Recommended weekly workflow
- Audit: Export top 50 prompts with rising mention velocity for smart grid topics from Texta; flag any prompts showing competitor mentions in top-three answers. (Execution nuance: prioritize prompts referencing specific procurement terms like "RFP", "demo", "compliance".)
- Triage & Assign: For each flagged prompt, assign to owner (product, content, or PR) with one-sentence remediation brief (content update, authoritative source push, or partner outreach) and a 3-week SLA for first action.
- Execute & Publish: Implement the top two remediation actions per week — e.g., publish a technical note, add a datasheet with canonical schema, or submit an authoritative citation to an open standards body — and record the change in Texta as "active intervention".

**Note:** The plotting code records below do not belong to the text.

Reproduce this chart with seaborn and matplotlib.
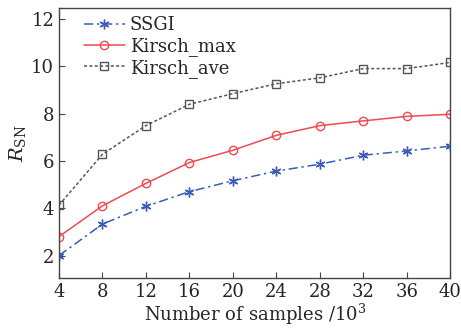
import numpy as np
import pandas as pd
import matplotlib
matplotlib.use('Agg')
import matplotlib.pyplot as plt
import seaborn as sns

# Data
samples = [4, 8, 12, 16, 20, 24, 28, 32, 36, 40]
ssgi = [2.0, 3.33, 4.08, 4.7, 5.16, 5.57, 5.86, 6.24, 6.42, 6.62]
kirsch_max = [2.8, 4.1, 5.05, 5.93, 6.45, 7.08, 7.49, 7.69, 7.88, 7.97]
kirsch_ave = [4.13, 6.28, 7.49, 8.39, 8.84, 9.26, 9.51, 9.9, 9.9, 10.16]
x_ticks = [4, 8, 12, 16, 20, 24, 28, 32, 36, 40]
y_ticks = [2, 4, 6, 8, 10, 12]

sns.set_theme(style='white')
plt.rcParams['font.family'] = ['DejaVu Serif']
plt.rcParams['mathtext.fontset'] = 'dejavuserif'

df = pd.DataFrame({
    'samples': samples * 3,
    'value': ssgi + kirsch_max + kirsch_ave,
    'method': ['SSGI'] * 10 + ['Kirsch_max'] * 10 + ['Kirsch_ave'] * 10,
})

styles = {
    'SSGI': dict(color='#3a5cb8', ls=(0, (6, 2.5, 1.5, 2.5)), marker=(6, 2, 0), ms=7, mfc='#3a5cb8'),
    'Kirsch_max': dict(color='#f04a50', ls='-', marker='o', ms=6, mfc='none'),
    'Kirsch_ave': dict(color='#555555', ls=(0, (2, 1.5)), marker='s', ms=6, mfc='none'),
}

fig, ax = plt.subplots(figsize=(4.61, 3.29), dpi=100)
for name, st in styles.items():
    sub = df[df['method'] == name]
    sns.lineplot(data=sub, x='samples', y='value', ax=ax, label=name,
                 color=st['color'], linestyle=st['ls'], marker=st['marker'],
                 markersize=st['ms'], markerfacecolor=st['mfc'],
                 markeredgecolor=st['color'], markeredgewidth=1.0, lw=1.1)

ax.set_xlim(4, 40)
ax.set_ylim(1.05, 12.45)
ax.set_xticks(x_ticks)
ax.set_yticks(y_ticks)
ax.tick_params(direction='in', length=4, width=0.8, labelsize=13, color='#444444',
               bottom=True, left=True, top=False, right=False)
for sp in ax.spines.values():
    sp.set_color('#444444')
    sp.set_linewidth(1.0)

ax.set_xlabel('Number of samples /10$^3$', fontsize=13, labelpad=1)
ax.set_ylabel(r'$R_{\mathrm{SN}}$', fontsize=14, labelpad=2)

leg = ax.legend(loc='upper left', frameon=False, fontsize=13, handlelength=2.3,
                handletextpad=0.25, labelspacing=0.15, borderaxespad=0.2,
                bbox_to_anchor=(0.035, 1.01))

fig.subplots_adjust(left=0.128, right=0.977, top=0.975, bottom=0.155)
fig.savefig('out.png', dpi=100)
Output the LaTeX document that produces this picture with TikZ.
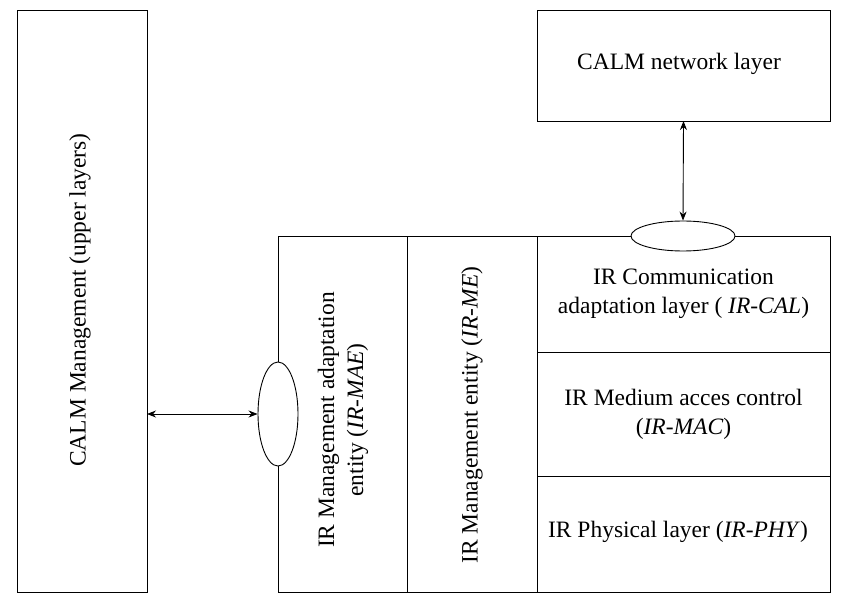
\documentclass[tikz,border=0pt]{standalone}
\usepackage{fontspec}
\setmainfont{Liberation Serif}
\usetikzlibrary{shapes.geometric,arrows.meta}

\begin{document}
\begin{tikzpicture}[x=1pt,y=-1pt, line width=0.9pt,
    box/.style={draw, inner sep=0pt, outer sep=0pt},
    lbl/.style={align=center, font=\fontsize{23.5}{29}\selectfont},
    sap/.style={draw, ellipse, fill=white, inner sep=0pt},
    biarrow/.style={{Stealth[length=9pt,width=7pt]}-{Stealth[length=9pt,width=7pt]}}]
    \useasboundingbox (0,0) rectangle (842,601);
    % boxes
    \node[box, minimum width=130, minimum height=582] (upper) at (82,301) {};
    \node[box, minimum width=293, minimum height=111] (net) at (683.5,65.5) {};
    \node[box, minimum width=129, minimum height=356] (mae) at (342.5,414) {};
    \node[box, minimum width=130, minimum height=356] (me) at (472,414) {};
    \node[box, minimum width=293, minimum height=116] (cal) at (683.5,294) {};
    \node[box, minimum width=293, minimum height=124] (mac) at (683.5,414) {};
    \node[box, minimum width=293, minimum height=116] (phy) at (683.5,534) {};
    % texts
    \node[lbl, rotate=90] at (80,300) {CALM Management (upper layers)};
    \node[lbl] at (679,64) {CALM network layer};
    \node[lbl, rotate=90] at (343,420) {IR Management adaptation\\entity (\textit{IR-MAE})};
    \node[lbl, rotate=90] at (472,415) {IR Management entity (\textit{IR-ME})};
    \node[lbl] at (cal.center) {IR Communication\\adaptation layer ( \textit{IR-CAL})};
    \node[lbl] at (mac.center) {IR Medium acces control\\(\textit{IR-MAC})};
    \node[lbl] at (678,532) {IR Physical layer (\textit{IR-PHY})};
    % access points
    \node[sap, minimum width=104, minimum height=30] (topsap) at (683,236) {};
    \node[sap, minimum width=40, minimum height=104] (leftsap) at (278,414) {};
    % connectors
    \draw[biarrow] (net.south) -- (topsap.north);
    \draw[biarrow] (upper.east |- leftsap.west) -- (leftsap.west);
\end{tikzpicture}
\end{document}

- Measure & Decide: At the end of the week, review model-answer shifts for the remediated prompts, update priority list, and escalate persistent negative/incorrect answers to an executive decision (budget for paid content distribution or legal/PR action).
FAQ
What makes AI Visibility for Smart Grid different from broader energy pages?
This page narrows focus to grid-specific procurement and operational contexts where answers can materially affect RFP shortlists, compliance perception, and integration choices. Unlike broader energy pages that treat "energy" as a single market, this playbook prioritizes:
- Prompt phrasing used by utility planners (e.g., "feeder-level", "NERC CIP", "DERMS").
- Source credibility (technical reports, standards bodies, white papers) rather than consumer media.
- Actions that change procurement outcomes (datasheets, RFP templates, partner listings) over generic brand awareness content.
How often should teams review AI visibility for this segment?
Weekly for tactical monitoring and monthly for strategic review. Weekly cadence supports fast remediation of high-intent prompts (demo requests, procurement questions). Monthly reviews should consolidate trends (source shifts across models, recurring misinformation) and decide on resource allocation (content production, paid syndication, or product changes).